— What the task asks —
Check every line of the entries below for the word "this", and copy the ones that have it.
■ ■ ■ ■
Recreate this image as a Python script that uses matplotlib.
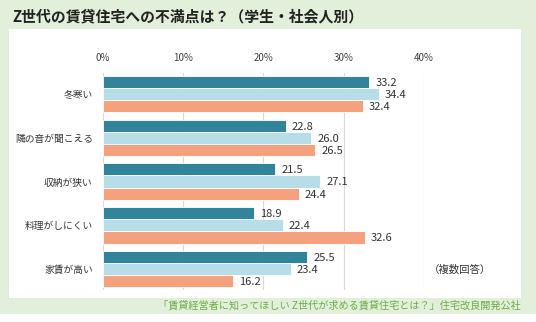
import numpy as np
import matplotlib.pyplot as plt
from matplotlib.patches import Rectangle

plt.rcParams['font.family'] = ['Noto Sans CJK JP', 'DejaVu Sans']

# data
categories = ['冬寒い', '隣の音が聞こえる', '収納が狭い', '料理がしにくい', '家賃が高い']
series1 = [33.2, 22.8, 21.5, 18.9, 25.5]
series2 = [34.4, 26.0, 27.1, 22.4, 23.4]
series3 = [32.4, 26.5, 24.4, 32.6, 16.2]
xticks = [0, 10, 20, 30, 40]

colors = ['#31849b', '#b7dde8', '#f4a17e']
W, H = 536, 322

fig = plt.figure(figsize=(W / 100, H / 100), dpi=100)
fig.patch.set_facecolor('#e2efda')

# white panel + white strip at the very bottom
fig.patches.append(Rectangle((9 / W, 1 - 297.7 / H), 512 / W, 268.4 / H,
                             transform=fig.transFigure, facecolor='white',
                             edgecolor='none', zorder=0))
fig.patches.append(Rectangle((0, 0), 1, 8 / H, transform=fig.transFigure,
                             facecolor='white', edgecolor='none', zorder=0))

ax = fig.add_axes([102.5 / W, 1 - 290 / H, 321.5 / W, 217.3 / H])
ax.set_facecolor('none')
ax.set_zorder(2)

y = np.arange(len(categories))
h = 0.279
for k, vals in enumerate([series1, series2, series3]):
    pos = y + (k - 1) * h
    ax.barh(pos, vals, height=h, color=colors[k], edgecolor='white',
            linewidth=0.6, zorder=3)
    for p, v in zip(pos, vals):
        ax.text(v + 0.75, p + 0.02, '%.1f' % v, va='center', ha='left',
                fontsize=8, color='#333333', zorder=4)

ax.set_xlim(0, 40)
ax.set_ylim(4.48, -0.49)
ax.set_xticks(xticks)
ax.set_xticklabels(['%d%%' % t for t in xticks], fontsize=7, color='#404040')
ax.xaxis.tick_top()
ax.tick_params(axis='x', length=0, pad=7)
ax.set_yticks(y)
ax.set_yticklabels(categories, fontsize=7, color='#333333')
ax.tick_params(axis='y', length=0, pad=7)
ax.grid(axis='x', color='#d9d9d9', linewidth=0.8, zorder=0)
ax.set_axisbelow(True)
for s in ax.spines.values():
    s.set_visible(False)

fig.text(12 / W, 1 - 16 / H, 'Z世代の賃貸住宅への不満点は？（学生・社会人別）',
         fontsize=10.7, fontweight='bold', color='#222222', va='center', ha='left')
fig.text(460 / W, 1 - 270 / H, '（複数回答）', fontsize=7.5, color='#333333',
         va='center', ha='center')
fig.text(521 / W, 1 - 306 / H, '「賃貸経営者に知ってほしい Z世代が求める賃貸住宅とは？」住宅改良開発公社',
         fontsize=7.3, color='#6aae48', va='center', ha='right')

fig.savefig('out.png', dpi=100, facecolor=fig.get_facecolor())
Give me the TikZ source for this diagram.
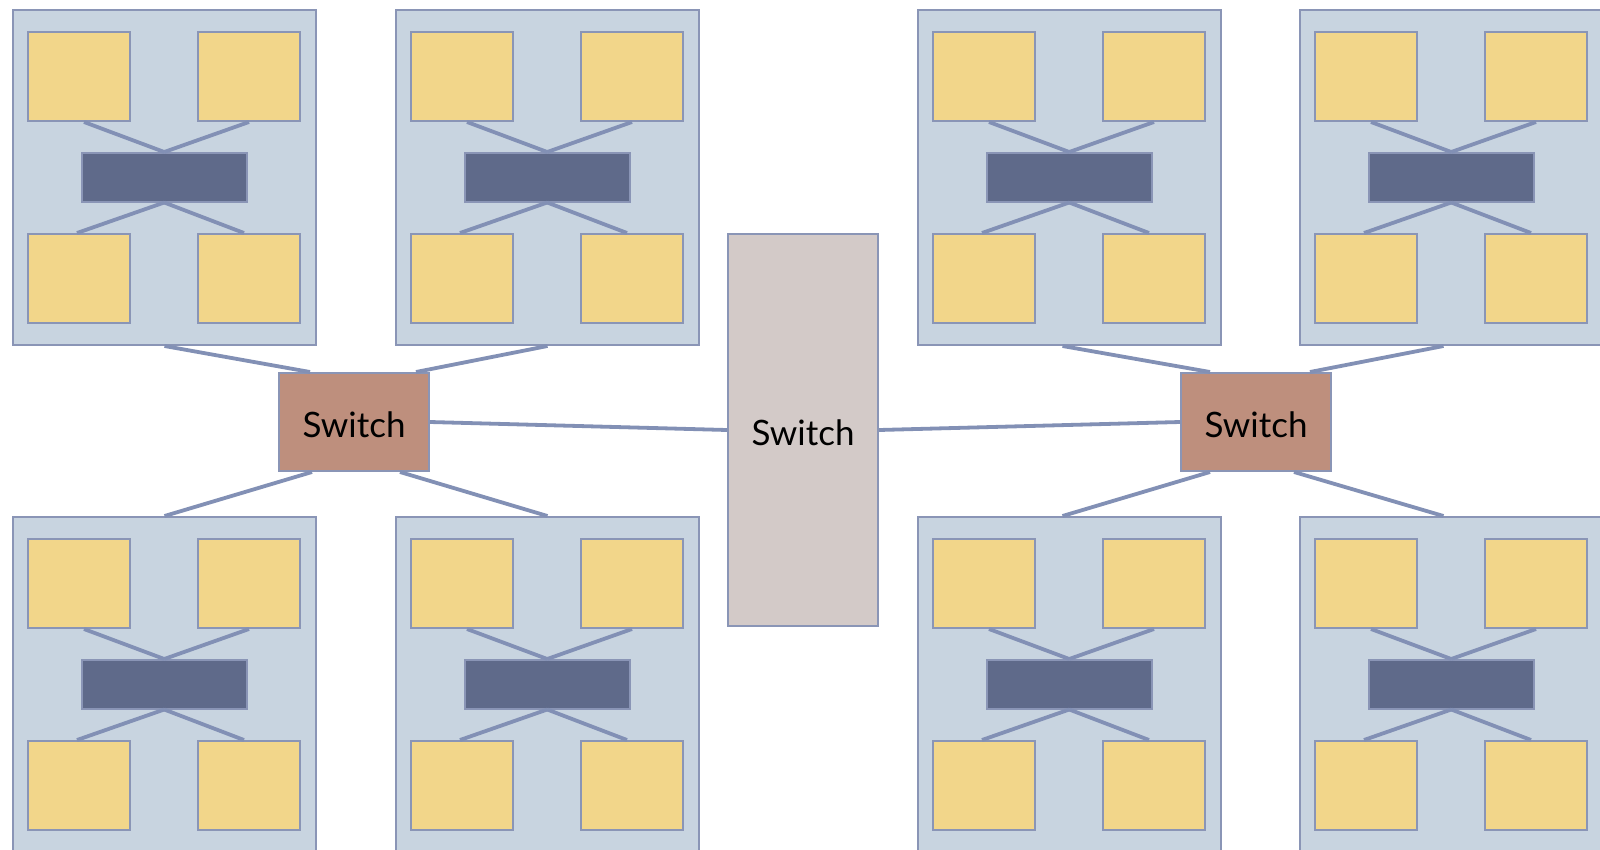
\documentclass[tikz,border=0pt]{standalone}
\usepackage{fontspec}
\setmainfont{Lato}
\usetikzlibrary{calc}
\definecolor{boxfill}{HTML}{C8D4E0}
\definecolor{edgec}{HTML}{8A95B6}
\definecolor{corefill}{HTML}{F2D68A}
\definecolor{barfill}{HTML}{5F6A8A}
\definecolor{swfill}{HTML}{BE8F7D}
\definecolor{ctrfill}{HTML}{D3CAC8}
\definecolor{linec}{HTML}{8290B5}
\newcommand\swlabel{\raisebox{-3pt}[\height][\depth]{Switch}}
\tikzset{
 cluster/.style={draw=edgec, line width=2pt, fill=boxfill, minimum width=303pt, minimum height=335pt, inner sep=0pt, anchor=north west},
 core/.style={draw=edgec, line width=2pt, fill=corefill, minimum width=102pt, minimum height=89pt, inner sep=0pt, anchor=north west},
 bar/.style={draw=edgec, line width=1.5pt, fill=barfill, minimum width=165pt, minimum height=49pt, inner sep=0pt, anchor=north west},
 switchbox/.style={draw=edgec, line width=2pt, minimum width=150pt, minimum height=98pt, inner sep=0pt, font=\fontsize{35}{40}\selectfont},
 link/.style={draw=linec, line width=3.8pt},
}
\newcommand\mkcluster[3]{%
 \node[cluster] (#1) at (#2,#3) {};
 \node[core] (#1tl) at (#2+15,#3+22) {};
 \node[core] (#1tr) at (#2+185,#3+22) {};
 \node[core] (#1bl) at (#2+15,#3+224) {};
 \node[core] (#1br) at (#2+185,#3+224) {};
 \node[bar] (#1m) at (#2+69,#3+143) {};
 \draw[link] ($(#1tl.south)+(5,0)$) -- (#1m.north);
 \draw[link] (#1tr.south) -- (#1m.north);
 \draw[link] (#1m.south) -- ($(#1bl.north)+(-2,0)$);
 \draw[link] (#1m.south) -- ($(#1br.north)+(-5,0)$);
}
\begin{document}
\begin{tikzpicture}[x=1pt,y=-1pt]
\useasboundingbox (0,0) rectangle (1600,849);
\clip (0,0) rectangle (1600,849);
\fill[white] (0,0) rectangle (1600,849);
\mkcluster{ca}{12}{9}
\mkcluster{cb}{395}{9}
\mkcluster{cc}{917}{9}
\mkcluster{cd}{1299}{9}
\mkcluster{ce}{12}{516}
\mkcluster{cf}{395}{516}
\mkcluster{cg}{917}{516}
\mkcluster{ch}{1299}{516}
\node[switchbox, fill=swfill] (swL) at (354,422) {\swlabel};
\node[switchbox, fill=swfill] (swR) at (1256,422) {\swlabel};
\node[switchbox, fill=ctrfill, minimum height=392pt] (swC) at (803,430) {\swlabel};
\draw[link] (ca.south) -- ($(swL.north west)+(32,0)$);
\draw[link] (cb.south) -- ($(swL.north east)+(-14,0)$);
\draw[link] ($(swL.south west)+(34,0)$) -- (ce.north);
\draw[link] ($(swL.south east)+(-30,0)$) -- (cf.north);
\draw[link] (swL.east) -- (swC.west);
\draw[link] (swC.east) -- (swR.west);
\draw[link] ($(cc.south)+(-7,0)$) -- ($(swR.north west)+(30,0)$);
\draw[link] ($(cd.south)+(-8,0)$) -- ($(swR.north east)+(-22,0)$);
\draw[link] ($(swR.south west)+(30,0)$) -- ($(cg.north)+(-7,0)$);
\draw[link] ($(swR.south east)+(-38,0)$) -- ($(ch.north)+(-8,0)$);
\end{tikzpicture}
\end{document}
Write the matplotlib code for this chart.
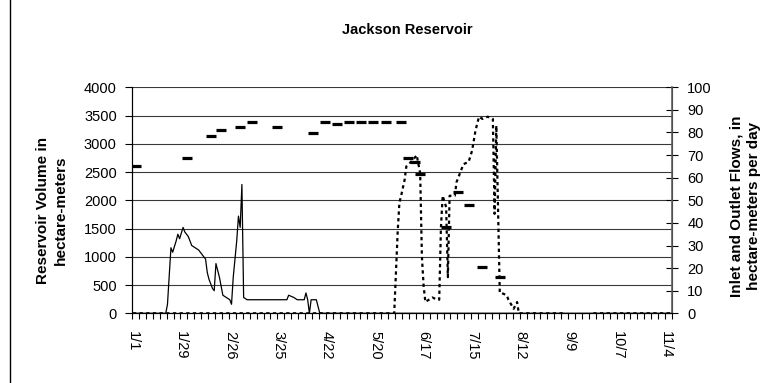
import matplotlib.pyplot as plt
from matplotlib.lines import Line2D

# days counted from 1/1 (leap year)
inlet_days = [0, 19, 20, 22, 23, 25, 26, 27, 29, 30, 32, 34, 36, 38, 40, 42, 43, 44,
              46, 47, 48, 50, 52, 54, 56, 57, 58, 60, 61, 62, 63, 64, 66, 89, 90, 93,
              95, 99, 100, 101, 102, 103, 106, 108, 311]
inlet_flow = [0, 0, 4, 29, 27, 32, 35, 33, 38, 36, 34, 30, 29, 28, 26, 24, 18, 15,
              11, 10, 22, 16, 8, 7, 6, 4, 16, 32, 43, 38, 57, 7, 6, 6, 8, 7,
              6, 6, 9, 6, 0, 6, 6, 0, 0]

outlet_days = [0, 151, 153, 154, 155, 157, 158, 162, 164, 166, 167, 168, 169, 173,
               176, 177, 178, 179, 181, 182, 183, 186, 187, 191, 194, 196, 198, 200,
               202, 205, 208, 209, 210, 212, 213, 216, 217, 220, 222, 223, 250, 258,
               266, 311]
outlet_flow = [0, 0, 36, 49, 52, 59, 65, 68, 70, 62, 25, 12, 5, 7,
               6, 6, 38, 52, 47, 16, 52, 52, 58, 66, 67, 72, 81, 87,
               86, 87, 86, 44, 83, 9, 9, 8, 6, 2, 5, 0, 0, float('nan'),
               0, 0]

volume_days = [2, 31, 45, 51, 62, 69, 83, 104, 111, 118, 125, 132, 139, 146, 155,
               159, 163, 166, 181, 188, 194, 202, 212]
volume = [2600, 2750, 3130, 3240, 3300, 3380, 3300, 3190, 3380, 3350, 3380, 3380,
          3380, 3380, 3380, 2750, 2670, 2470, 1530, 2140, 1920, 825, 640]

tick_days = [0, 28, 56, 84, 112, 140, 168, 196, 224, 252, 280, 308]
tick_labels = ['1/1', '1/29', '2/26', '3/25', '4/22', '5/20', '6/17', '7/15',
               '8/12', '9/9', '10/7', '11/4']

plt.rcParams['font.family'] = ['Liberation Sans', 'DejaVu Sans']

W, H = 775, 383
fig = plt.figure(figsize=(W / 100, H / 100), dpi=100)
ax = fig.add_axes([132 / W, 1 - 313.3 / H, 540 / W, 226 / H])
ax2 = ax.twinx()

# reservoir volume observations (left axis)
ax.plot(volume_days, volume, linestyle='none', marker='_', color='black',
        markersize=7.5, markeredgewidth=2.3, zorder=5)
ax.set_ylim(0, 4000)
ax.set_yticks(range(0, 4001, 500))
ax.set_xlim(-0.5, 311.5)
ax.grid(axis='y', color='#383838', linewidth=0.8)
ax.set_axisbelow(True)

# flows (right axis)
ax2.plot(inlet_days, inlet_flow, color='black', linewidth=0.9)
ax2.plot(outlet_days, outlet_flow, color='black', linewidth=1.6,
         dashes=(1.5, 1.5))
ax2.set_ylim(0, 100)
ax2.set_yticks(range(0, 101, 10))
ax2.set_xlim(-0.5, 311.5)

ax.set_xticks(tick_days)
ax.set_xticklabels(tick_labels, rotation=270, fontsize=10.5)
ax.set_xticks([d - 0.5 for d in range(0, 313, 4)], minor=True)
ax.tick_params(axis='x', which='major', length=0, pad=12.5)
ax.tick_params(axis='x', which='minor', length=4, width=0.8, direction='out')
ax.tick_params(axis='y', length=5, width=0.8, direction='out', pad=6, labelsize=10.5)
ax2.tick_params(axis='y', length=8, width=0.8, direction='inout', pad=7,
                labelsize=10.5, colors='black')

for s in ['top']:
    ax.spines[s].set_visible(False)
    ax2.spines[s].set_visible(False)
ax2.spines['right'].set_color('#606060')
ax2.spines['right'].set_linewidth(1.2)

fig.text(407 / W, 1 - 30 / H, 'Jackson Reservoir', ha='center', va='center',
         fontsize=10.5, fontweight='bold')
fig.text(52 / W, 1 - 210 / H, 'Reservoir Volume in\nhectare-meters', ha='center',
         va='center', rotation=90, fontsize=11, fontweight='bold', linespacing=1.3)
fig.text(745 / W, 1 - 206 / H, 'Inlet and Outlet Flows, in\nhectare-meters per day',
         ha='center', va='center', rotation=90, fontsize=11, fontweight='bold',
         linespacing=1.3)

# frame edge on the left side of the chart area
fig.lines.append(Line2D([10 / W, 10 / W], [0, 1], transform=fig.transFigure,
                        color='black', linewidth=1))

fig.savefig('out.png', dpi=100)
■ ■ ■ ■
— Result of the exercise —
Recreate this image as a Python script that uses matplotlib.
Give me the TikZ source for this diagram.
Write the matplotlib code for this chart.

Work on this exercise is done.